ForAug/arxiv_v2_arXiv/sec/related_work.tex


\section{Related Work}
\label{sec:related_work}

\paragraph{Data Augmentation for Image Classification}
Data augmentation is a crucial technique for improving the performance and generalization of image classification models.
Traditional augmentation strategies rely on simple geometric or color-space transformations like cropping, flipping, roatation, blurring, color jittering, or random erasing \cite{Zhong2017} to increase the diversity of the training data without changing their semantic meaning.
With the advent of Vision Transformers, new data augmentation operations like PatchDropout \cite{Liu2022d} have been proposed.
Other transformations like Mixup \cite{Zhang2018a}, CutMix \cite{Yun2019}, or random cropping and patching \cite{Takahashi2018} combine multiple input images.
These simple transformations are usually bundled to form more complex augmentation policies like AutoAugment \cite{Cubuk2018} and RandAugment \cite{Cubuk2019},
or 3-augment \cite{Touvron2022} which is optimized to train a ViT.
For a general overview of data augmentation techniques for image classification, we refer to \citet{Shorten2019, Xu2023d}.

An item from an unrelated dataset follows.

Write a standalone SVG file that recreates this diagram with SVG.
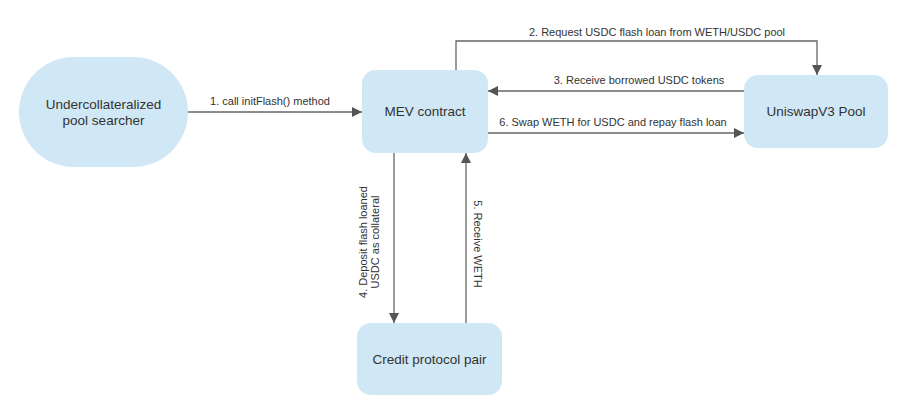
<svg xmlns="http://www.w3.org/2000/svg" width="903" height="411" viewBox="0 0 903 411">
<defs>
<marker id="ah" viewBox="0 0 10 10" refX="10" refY="5" markerWidth="10" markerHeight="10" markerUnits="userSpaceOnUse" orient="auto">
<path d="M0,0 L10,5 L0,10 z" fill="#555"/>
</marker>
<style>
.node{fill:#d0e7f5;}
.nt{font-family:"Liberation Sans",Arial,sans-serif;font-size:13.5px;fill:#333;text-anchor:middle;}
.lt{font-family:"Liberation Sans",Arial,sans-serif;font-size:11px;fill:#333;text-anchor:middle;}
.ln{fill:none;stroke:#666;stroke-width:1.3;marker-end:url(#ah);}
</style>
</defs>
<rect width="903" height="411" fill="#fff"/>
<g id="searcher">
<rect class="node" x="19" y="57" width="169" height="110" rx="55" ry="55"/>
<text class="nt" x="103.5" y="109">Undercollateralized</text>
<text class="nt" x="103.5" y="125">pool searcher</text>
</g>
<g id="mev">
<rect class="node" x="362" y="70" width="126" height="83" rx="14" ry="14"/>
<text class="nt" x="425" y="116">MEV contract</text>
</g>
<g id="uniswap">
<rect class="node" x="744" y="75" width="144" height="73" rx="14" ry="14"/>
<text class="nt" x="816" y="116">UniswapV3 Pool</text>
</g>
<g id="credit">
<rect class="node" x="357" y="323" width="145" height="72" rx="14" ry="14"/>
<text class="nt" x="429.5" y="364">Credit protocol pair</text>
</g>
<g id="connectors">
<path class="ln" d="M188,112 L362,112"/>
<text class="lt" x="270" y="105">1. call initFlash() method</text>
<path class="ln" d="M456,70 L456,41 L817,41 L817,75"/>
<text class="lt" x="657" y="36">2. Request USDC flash loan from WETH/USDC pool</text>
<path class="ln" d="M744,91 L488,91"/>
<text class="lt" x="639" y="84">3. Receive borrowed USDC tokens</text>
<path class="ln" d="M488,133 L744,133"/>
<text class="lt" x="613" y="126">6. Swap WETH for USDC and repay flash loan</text>
<path class="ln" d="M394,153 L394,323"/>
<text class="lt" transform="translate(367,242) rotate(-90)" x="0" y="0">4. Deposit flash loaned</text>
<text class="lt" transform="translate(379,242) rotate(-90)" x="0" y="0">USDC as collateral</text>
<path class="ln" d="M466,323 L466,153"/>
<text class="lt" transform="translate(474,244) rotate(90)" x="0" y="0">5. Receive WETH</text>
</g>
</svg>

We build upon these general augmentations by introducing a novel approach to explicitly separate objects and backgrounds for image classification, allowing us to -- unlike these basic transformations -- move beyond dataset image compositions.
Our approach is used additionally to strong traditional techniques to improve performance and reduce biases.

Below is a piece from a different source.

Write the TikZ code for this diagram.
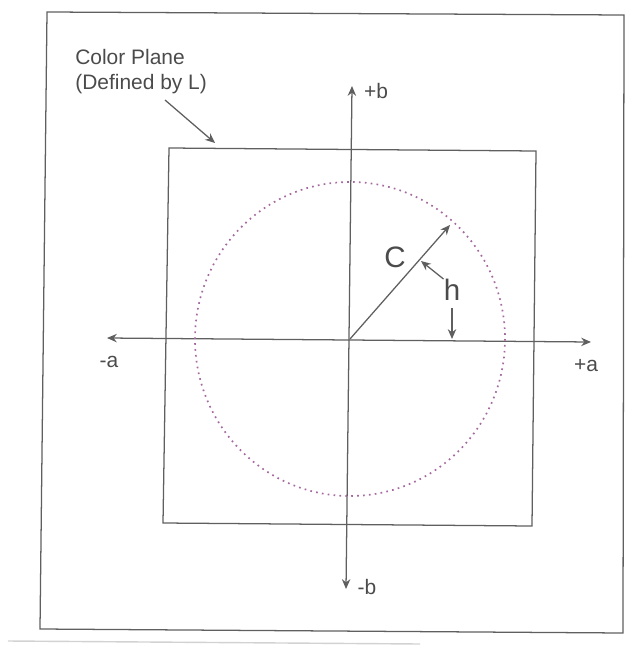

\paragraph{Copy-Paste Augmentation}
The copy-paste augmentation \cite{Ghiasi2020}, which is used only for object detection \cite{Shermaine2025,Ghiasi2020} and instance segmentation \cite{Werman2021,Ling2022}, involves copying segmented objects from one image and pasting them onto another.
While typically human annotated segmentation masks are used to extract the foreground objects, other foregound sources have been explored, like 3D models \cite{Hinterstoisser2019} and pretrained object-detection models for use on objects on white background \cite{Dwibedi2017} or synthetic images \cite{Ge2023}.
\cite{Kang2022} apply copy-paste as an alternative to CutMix in image classification, but they do not shift the size or position of the foregrounds and use normal dataset images as backgrounds.

Unlike prior copy-paste methods that overlay objects, \schemename extracts foregrounds and replaces their backgrounds with semantically neutral fills, thereby preserving label integrity while enabling controlled and diverse recombination.

\begin{figure*}[ht!]
    \centering
    \includegraphics[width=.9\textwidth]{img/fig-2.pdf}
    \caption{Overview of \schemename. The data creation consists of two stages: Segmentation (offline, \Cref{sec:segmentation}), where we segment the foreground objects from the background and fill in the background. Recombination (online, \Cref{sec:recombination}), where we combine the foreground objects with different backgrounds to create new samples. After recombination, we apply strong, commonly used augmentation policies.}
    \label{fig:method}
\end{figure*}

\paragraph{Model robustness evaluation}
Evaluating model robustness to various image variations is critical for understanding and improving model generalization.
Datasets like ImageNet-C \cite{Hendrycks2019} and ImageNet-P \cite{Hendrycks2019} introduce common corruptions and perturbations.
ImageNet-E \cite{Li2023e} evaluates model robustness against a collection of distribution shifts.
Other datasets, such as ImageNet-D \cite{Zhang2024f}, focus on varying background, texture, and material, but rely on synthetic data.
Stylized ImageNet \cite{Geirhos2018} investigates the impact of texture changes.
ImageNet-9 \cite{Xiao2020} explores background variations using segmented images, but backgrounds are often artificial.

In contrast to these existing datasets, which are used only for evaluation, \schemename provides fine-grained control over foreground object placement, size, and background selection, enabling a precise and comprehensive analysis of specific model biases within the context of a large-scale, real-world image distribution.
As \schemename also provides controllable training set generation, it goes beyond simply measuring robustness to actively improving it through training.